• _WRITTEN TASK_: Wherever "document" appears in a line, list that line.

• _STORED DATA_:
* * * * * * * * *
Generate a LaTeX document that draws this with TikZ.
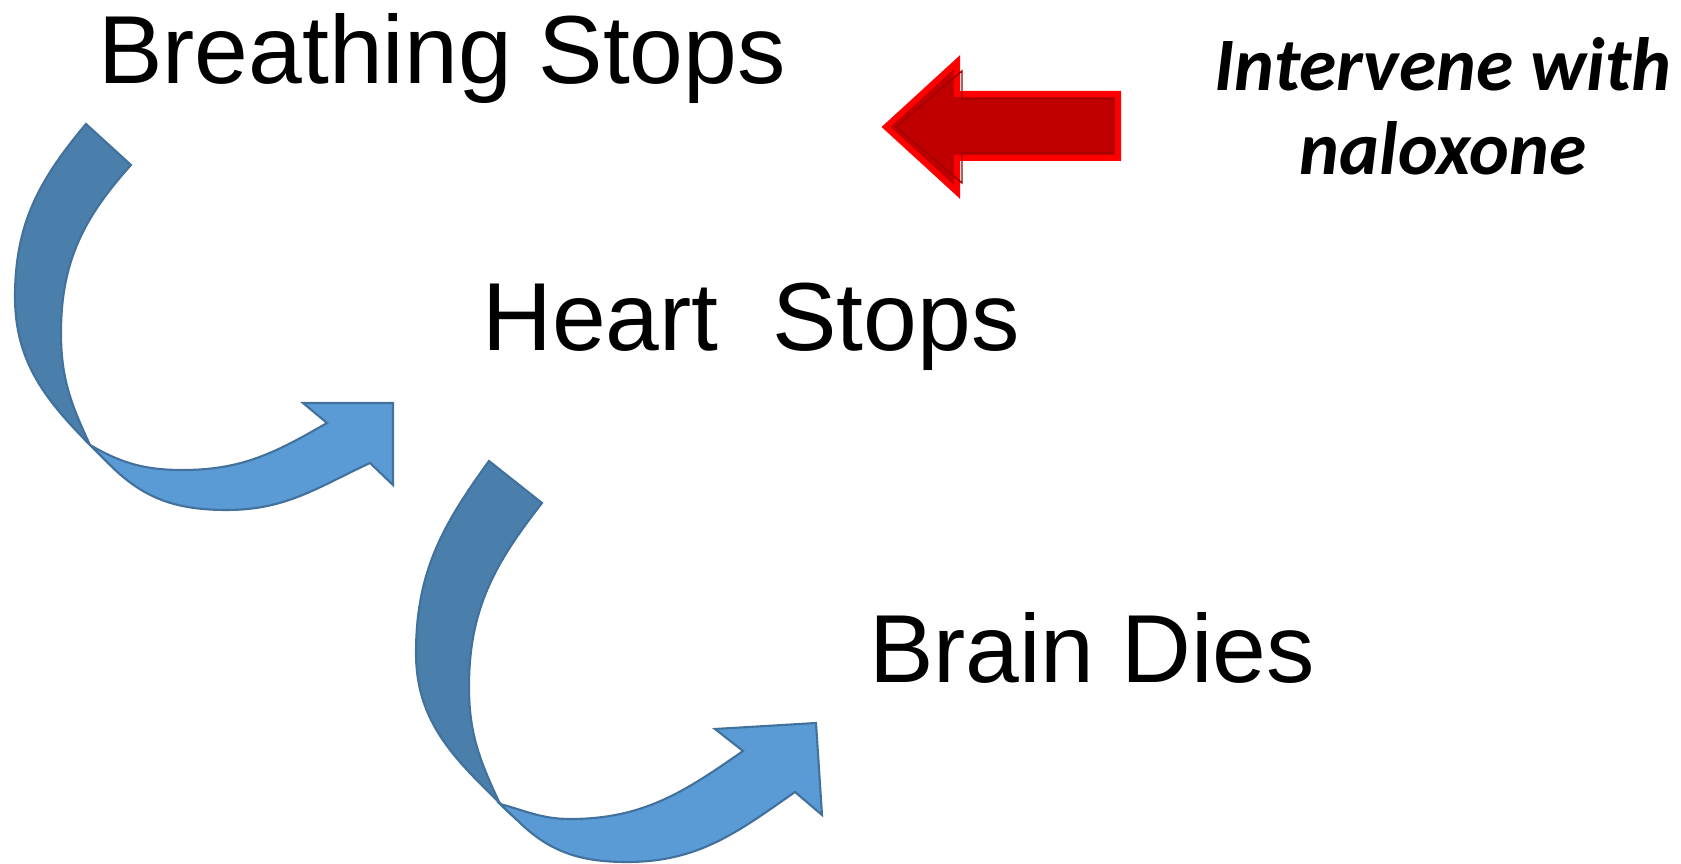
* * * * * * * * *
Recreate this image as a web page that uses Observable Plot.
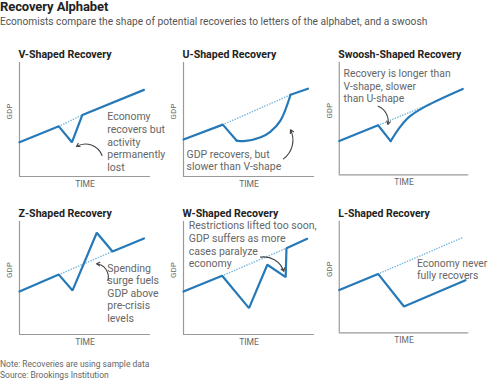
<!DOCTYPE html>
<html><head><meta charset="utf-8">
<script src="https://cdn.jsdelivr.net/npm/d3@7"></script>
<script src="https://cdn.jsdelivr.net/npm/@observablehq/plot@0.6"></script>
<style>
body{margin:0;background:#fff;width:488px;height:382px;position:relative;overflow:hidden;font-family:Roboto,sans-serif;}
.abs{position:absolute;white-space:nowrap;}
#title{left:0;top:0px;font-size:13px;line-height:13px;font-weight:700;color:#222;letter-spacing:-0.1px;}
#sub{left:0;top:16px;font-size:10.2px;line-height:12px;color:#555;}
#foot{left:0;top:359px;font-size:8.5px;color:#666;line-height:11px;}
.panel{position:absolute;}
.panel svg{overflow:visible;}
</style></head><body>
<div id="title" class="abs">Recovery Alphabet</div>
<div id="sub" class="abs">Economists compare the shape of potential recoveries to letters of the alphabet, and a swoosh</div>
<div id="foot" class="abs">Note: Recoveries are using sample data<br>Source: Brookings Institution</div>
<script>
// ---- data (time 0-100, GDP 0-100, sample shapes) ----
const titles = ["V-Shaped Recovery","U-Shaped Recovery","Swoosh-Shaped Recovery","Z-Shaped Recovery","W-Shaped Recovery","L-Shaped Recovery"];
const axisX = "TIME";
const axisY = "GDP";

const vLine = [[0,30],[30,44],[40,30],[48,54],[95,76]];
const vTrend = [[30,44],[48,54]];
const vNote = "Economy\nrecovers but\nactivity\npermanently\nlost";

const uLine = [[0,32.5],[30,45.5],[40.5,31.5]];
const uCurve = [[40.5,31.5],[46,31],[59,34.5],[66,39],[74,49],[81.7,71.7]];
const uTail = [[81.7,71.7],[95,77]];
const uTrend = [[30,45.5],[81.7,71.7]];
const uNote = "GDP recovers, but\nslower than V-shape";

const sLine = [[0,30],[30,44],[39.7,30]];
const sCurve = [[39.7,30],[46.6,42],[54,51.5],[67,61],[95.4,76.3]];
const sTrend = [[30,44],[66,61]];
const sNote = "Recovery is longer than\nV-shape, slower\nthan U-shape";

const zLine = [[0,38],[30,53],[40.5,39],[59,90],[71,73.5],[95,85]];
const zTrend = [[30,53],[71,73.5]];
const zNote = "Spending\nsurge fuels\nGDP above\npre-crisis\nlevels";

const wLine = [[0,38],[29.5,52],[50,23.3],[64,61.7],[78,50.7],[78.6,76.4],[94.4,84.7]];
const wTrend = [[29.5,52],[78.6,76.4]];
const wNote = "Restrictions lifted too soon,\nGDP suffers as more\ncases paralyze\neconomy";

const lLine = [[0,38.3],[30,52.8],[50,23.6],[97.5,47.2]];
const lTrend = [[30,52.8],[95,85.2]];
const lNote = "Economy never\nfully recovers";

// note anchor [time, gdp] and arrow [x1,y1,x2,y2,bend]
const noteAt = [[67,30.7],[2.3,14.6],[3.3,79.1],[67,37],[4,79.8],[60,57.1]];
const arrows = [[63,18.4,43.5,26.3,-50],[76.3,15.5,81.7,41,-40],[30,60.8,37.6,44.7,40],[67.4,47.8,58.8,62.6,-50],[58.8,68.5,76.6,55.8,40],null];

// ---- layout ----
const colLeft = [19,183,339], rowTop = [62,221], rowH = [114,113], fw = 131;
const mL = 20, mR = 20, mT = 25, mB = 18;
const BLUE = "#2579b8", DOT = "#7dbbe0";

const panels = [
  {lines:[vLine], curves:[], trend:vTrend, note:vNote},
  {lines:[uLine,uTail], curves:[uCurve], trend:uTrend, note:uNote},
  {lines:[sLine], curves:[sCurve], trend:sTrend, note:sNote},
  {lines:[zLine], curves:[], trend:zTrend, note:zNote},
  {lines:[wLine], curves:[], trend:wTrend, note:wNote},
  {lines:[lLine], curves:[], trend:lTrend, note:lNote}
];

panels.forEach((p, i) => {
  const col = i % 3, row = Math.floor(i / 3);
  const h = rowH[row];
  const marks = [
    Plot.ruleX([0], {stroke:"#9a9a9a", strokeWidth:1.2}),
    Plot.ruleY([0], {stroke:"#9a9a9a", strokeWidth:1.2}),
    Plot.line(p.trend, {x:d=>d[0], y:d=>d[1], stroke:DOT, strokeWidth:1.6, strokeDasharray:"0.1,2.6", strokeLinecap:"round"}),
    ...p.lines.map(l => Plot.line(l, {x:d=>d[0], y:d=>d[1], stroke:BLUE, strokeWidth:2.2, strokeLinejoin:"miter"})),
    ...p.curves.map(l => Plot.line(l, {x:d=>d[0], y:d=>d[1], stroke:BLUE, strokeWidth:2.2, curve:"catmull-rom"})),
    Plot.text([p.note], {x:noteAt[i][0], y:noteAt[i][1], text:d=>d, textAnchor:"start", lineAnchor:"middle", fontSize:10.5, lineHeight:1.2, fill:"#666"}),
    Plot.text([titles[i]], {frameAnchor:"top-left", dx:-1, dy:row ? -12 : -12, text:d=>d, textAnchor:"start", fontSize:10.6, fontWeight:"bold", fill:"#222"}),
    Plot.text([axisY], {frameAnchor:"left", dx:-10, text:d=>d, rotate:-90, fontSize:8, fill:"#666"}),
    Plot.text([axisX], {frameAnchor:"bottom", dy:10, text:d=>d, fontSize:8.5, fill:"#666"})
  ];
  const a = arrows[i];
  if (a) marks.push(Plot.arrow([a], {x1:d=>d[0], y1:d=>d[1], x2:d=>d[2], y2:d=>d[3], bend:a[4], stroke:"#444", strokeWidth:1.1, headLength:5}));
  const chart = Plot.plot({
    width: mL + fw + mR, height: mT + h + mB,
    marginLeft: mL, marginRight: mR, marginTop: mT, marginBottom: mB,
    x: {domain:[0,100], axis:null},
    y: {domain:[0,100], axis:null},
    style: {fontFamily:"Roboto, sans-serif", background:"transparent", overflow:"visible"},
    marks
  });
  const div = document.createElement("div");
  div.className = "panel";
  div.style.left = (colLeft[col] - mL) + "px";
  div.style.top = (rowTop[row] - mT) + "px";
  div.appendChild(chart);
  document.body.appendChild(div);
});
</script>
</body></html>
* * * * * * * * *
• _TASK RESULT_:
Generate a LaTeX document that draws this with TikZ.
  const div = document.createElement("div");
  document.body.appendChild(div);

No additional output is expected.